►

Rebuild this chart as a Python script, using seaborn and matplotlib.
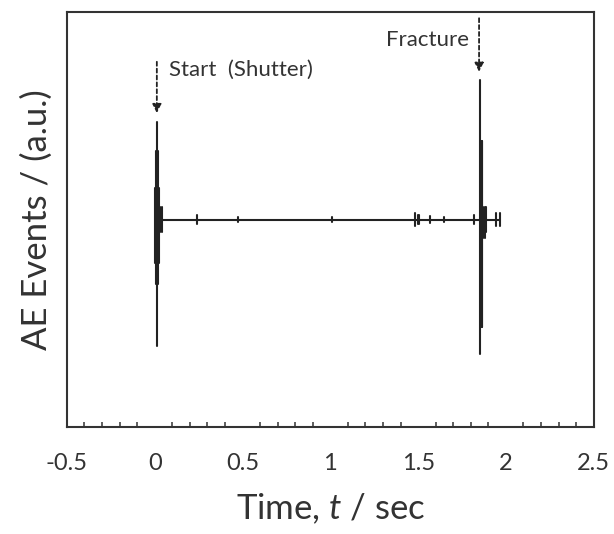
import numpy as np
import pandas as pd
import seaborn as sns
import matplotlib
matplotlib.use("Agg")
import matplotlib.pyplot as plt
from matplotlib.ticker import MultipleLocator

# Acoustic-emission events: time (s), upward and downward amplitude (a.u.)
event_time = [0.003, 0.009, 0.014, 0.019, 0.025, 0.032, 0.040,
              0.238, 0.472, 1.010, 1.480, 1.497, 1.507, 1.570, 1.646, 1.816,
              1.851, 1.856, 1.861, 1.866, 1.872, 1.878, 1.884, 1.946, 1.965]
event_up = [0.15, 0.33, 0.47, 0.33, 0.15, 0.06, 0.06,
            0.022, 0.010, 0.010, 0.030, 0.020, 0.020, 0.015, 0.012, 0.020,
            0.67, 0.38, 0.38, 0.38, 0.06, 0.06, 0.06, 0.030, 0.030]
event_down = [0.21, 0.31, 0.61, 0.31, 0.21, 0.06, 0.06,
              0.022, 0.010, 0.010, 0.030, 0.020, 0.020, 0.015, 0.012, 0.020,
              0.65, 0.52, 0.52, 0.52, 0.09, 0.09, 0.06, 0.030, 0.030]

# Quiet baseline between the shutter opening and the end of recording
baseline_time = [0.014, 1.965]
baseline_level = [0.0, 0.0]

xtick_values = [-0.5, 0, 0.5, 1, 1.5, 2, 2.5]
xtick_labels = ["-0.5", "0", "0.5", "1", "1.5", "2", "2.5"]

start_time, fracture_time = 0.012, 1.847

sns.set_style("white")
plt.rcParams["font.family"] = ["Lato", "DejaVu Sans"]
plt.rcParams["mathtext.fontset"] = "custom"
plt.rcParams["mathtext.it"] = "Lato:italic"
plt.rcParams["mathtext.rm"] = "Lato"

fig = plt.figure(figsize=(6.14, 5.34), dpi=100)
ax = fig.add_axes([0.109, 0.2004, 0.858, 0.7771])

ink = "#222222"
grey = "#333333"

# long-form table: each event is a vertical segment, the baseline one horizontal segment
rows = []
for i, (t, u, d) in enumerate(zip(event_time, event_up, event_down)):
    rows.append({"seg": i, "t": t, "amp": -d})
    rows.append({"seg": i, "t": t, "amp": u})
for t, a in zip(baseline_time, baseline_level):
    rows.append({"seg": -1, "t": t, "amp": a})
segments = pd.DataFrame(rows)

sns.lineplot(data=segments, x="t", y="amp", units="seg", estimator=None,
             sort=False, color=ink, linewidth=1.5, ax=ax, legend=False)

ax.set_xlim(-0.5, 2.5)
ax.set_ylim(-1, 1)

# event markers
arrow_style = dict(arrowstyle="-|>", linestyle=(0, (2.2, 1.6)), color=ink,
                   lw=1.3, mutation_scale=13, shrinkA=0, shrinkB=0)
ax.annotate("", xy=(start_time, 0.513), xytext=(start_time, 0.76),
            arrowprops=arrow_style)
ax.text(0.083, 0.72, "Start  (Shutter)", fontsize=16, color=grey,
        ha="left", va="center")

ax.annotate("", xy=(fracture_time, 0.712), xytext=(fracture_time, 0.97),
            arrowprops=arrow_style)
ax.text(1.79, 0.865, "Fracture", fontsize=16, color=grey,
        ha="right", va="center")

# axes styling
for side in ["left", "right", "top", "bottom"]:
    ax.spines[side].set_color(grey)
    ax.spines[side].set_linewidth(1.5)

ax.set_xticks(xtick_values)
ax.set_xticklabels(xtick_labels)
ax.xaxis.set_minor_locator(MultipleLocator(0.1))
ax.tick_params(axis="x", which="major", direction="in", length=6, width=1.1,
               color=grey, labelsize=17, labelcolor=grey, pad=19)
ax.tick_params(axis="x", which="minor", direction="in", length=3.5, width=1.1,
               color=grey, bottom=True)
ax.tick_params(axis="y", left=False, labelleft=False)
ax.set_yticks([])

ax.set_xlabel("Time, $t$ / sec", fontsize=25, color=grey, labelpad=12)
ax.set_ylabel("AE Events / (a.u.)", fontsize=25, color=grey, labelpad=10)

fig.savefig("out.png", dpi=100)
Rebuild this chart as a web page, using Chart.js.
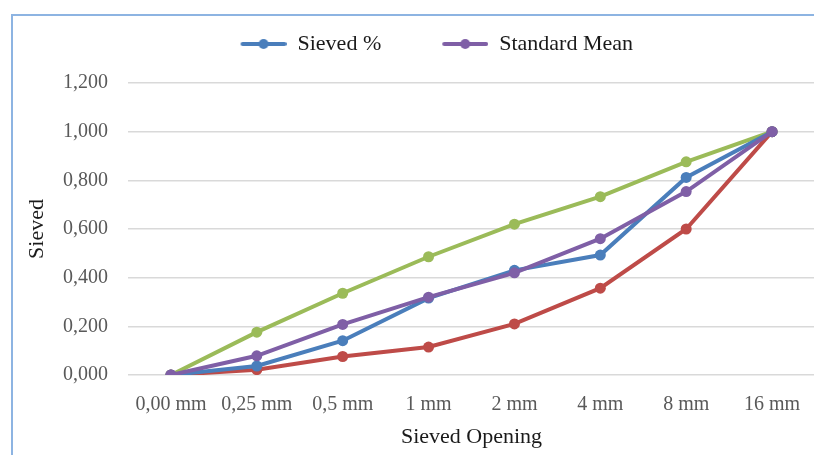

◄

▶ _Problem statement_
Filter the entries down to the lines with the word "using" in them.

▶ _Solution to this task_
Rebuild this chart as a Python script, using seaborn and matplotlib.
Rebuild this chart as a web page, using Chart.js.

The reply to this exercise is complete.